Another unproven and perhaps "under-talented" Superstar pushed beyond his capacity for actual performance into the realm of undeserved glorification.
Disappointing would be putting it mildly and in-fact, the concept of this "Nexus" is partially responsible for my own declined sense of enthusiasm.
A group of unproven Superstars who have accomplished nothing; showing little promise to become anything more than roster spots, taking center-stage as more accomplished performers are reduced to futile storylines no more valuable than the month on the calendar.
I commend WWE for being daring enough to "try something new" and for continuing to do so despite how unpalatable the angle may be for a hungry audience awaiting the next credible and stimulating storyline.
But continuing to push an angle without promise does little more than provide a temporary solution for an ever-growing problem.

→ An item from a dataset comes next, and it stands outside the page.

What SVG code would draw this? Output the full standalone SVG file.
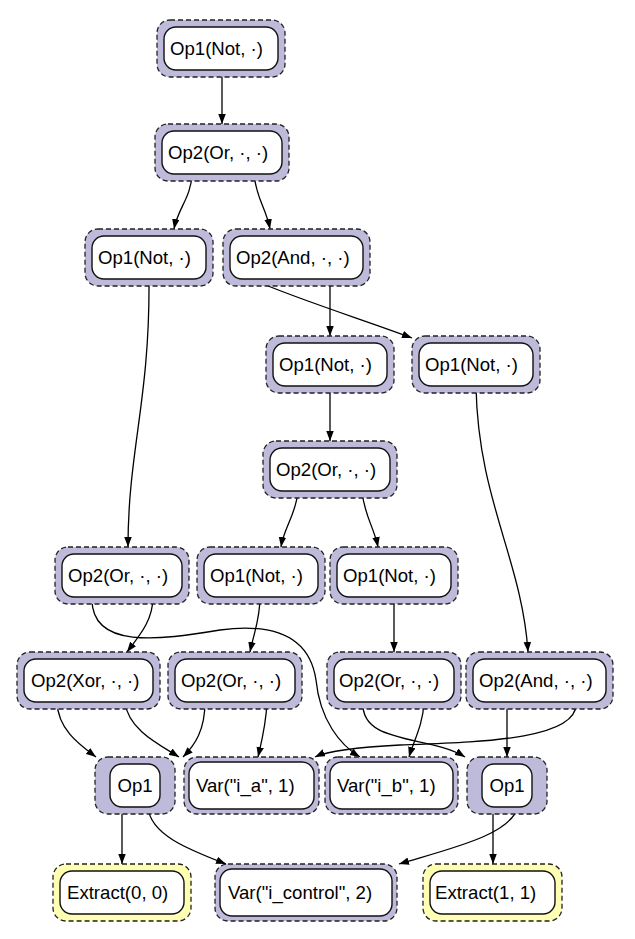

Audiences will cheer for the "new" all the while remaining unaware that the current angle is not only a short-term elucidation but also, the repetition of a failed formula already made evident by both of Sheamus' failed title pushes.
When living in a universe where your most talented performer is reduced to becoming nothing more than a "weekly attraction" while the most significant entity, the WWE championship, revolves between an unproven commodity and a stale recitalist...
You know that the stars are out of alignment.